Their attempt to launch in the US was a huge failure, and most of those computers were shipped back to the UK and "unconverted" to be resold in their home market.
But they didn't remove the metal box. So Brits could always tell when they had an ex-US BBC Micro because it weighed twice as much and had a huge metal box inside it.
Author of the OP here. The "spray" technique was known in the early 80s, if not earlier. It's mentioned in Michael Tomczyk's "Home Computer Wars":
> The solution came in several forms. One way was to embed ferrite balls in the plastic case. Another way was to spray the inside of the case with a metal coating. But the best way was to encase the offending electronics in a small metal box inside the case, which is what was done with the VIC-20. [0]
Why a metal box is the best way, he doesn't say and I don't know. My best guess is that it was more effective/reliable at passing the tests.
And I'm reading this article while sitting at an EMC/EMI test facility monitoring the test for one of my products. Certainly an interesting, and somewhat on-topic, read.
I had an Atari 400 as the first computer I bought myself, which I upgraded to a “real” (if small) keyboard that replaced the membrane keyboard. I took it to college and used it with a printer and the Action! cartridge editor to write papers. (My printer was a carbon electrode arc printer that burned marks into regular paper, producing a soft brownish print.)

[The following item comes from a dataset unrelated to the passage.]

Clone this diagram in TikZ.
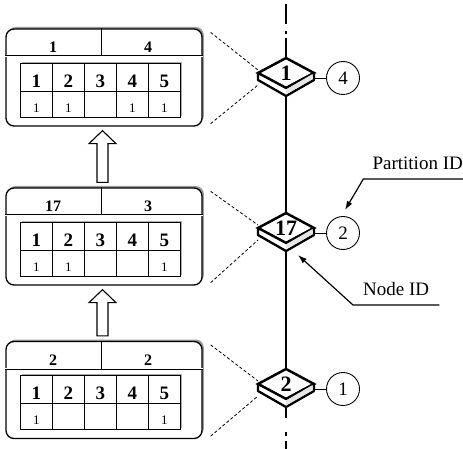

> By June 1979, Atari had sold over one million VCS consoles.
Speaking of an even weirder hybrid before the hybrids... By 1979 Atari released a BASIC cartridge for the Atari VCS (later renamed Atari 2600): the VCS/2600 was a console. No keyboard. So the BASIC cartridge shipped with the most horrible keyboard ever invented.
So in a way the console themselves were the first hybrid.
Believe, I know: it's how I wrote my very first program ever. It was super simple: basically modifying programs drawing colored lines across the screen.
IIRC -- but I was a kid back then and now I'm nearly the mid 50s -- that BASIC cartdridge's keyboard required to be plugged in both joystick ports.
Sorry I'm going to have to softly call bullshit on the TI 99/4 section.
> Texas Instruments intended to have total control over the software for its computers, and to reap all of the profits from selling ROM cartridges. Grown arrogant from their long string of consumer products successes (including 1978’s Speak and Spell), TI evidently felt they could dictate the terms for a new category without consideration for the existing, highly-competitive market for personal computers.
They're talking about GROMs here. The 99/4 firmware contains a virtual machine that implements what they call Graphics Programming Language, or GPL. What a search nightmare today!
The idea was that most programmers would be using GPL almost exclusively, and GPL was highly opinionated. The original designers wanted TI to actually build a custom processor just for it, but this was back when it was just a specification and not a design. Cartridges ended up with a non-standard ROM design for technical reasons first.
But ultimately the guy in charge of designing the damn thing intended the GROM requirement to be solving that technical problem first and offering a simplification to devs second. No need to find someone to build your own ROMs, just send us the data and some money!
What the business did, though, is utterly incomprehensible. The company sounds like a complete disaster. No, there was no arrogant strategy. There was no strategy.
I'm currently working on an interview with the other guy on that stage (no, not the youtuber ... he's later) and writing an essay on the 99000.
The slant the article gives the 99/4 is really awful and doesn't seem planted in current knowledge.
Joe DeCur, primary architect of the Atari SIO bus, was involved in the design of USB. Some of his Atari-era notebooks helped kill a patent troll who was trying to extract rents from everybody using USB.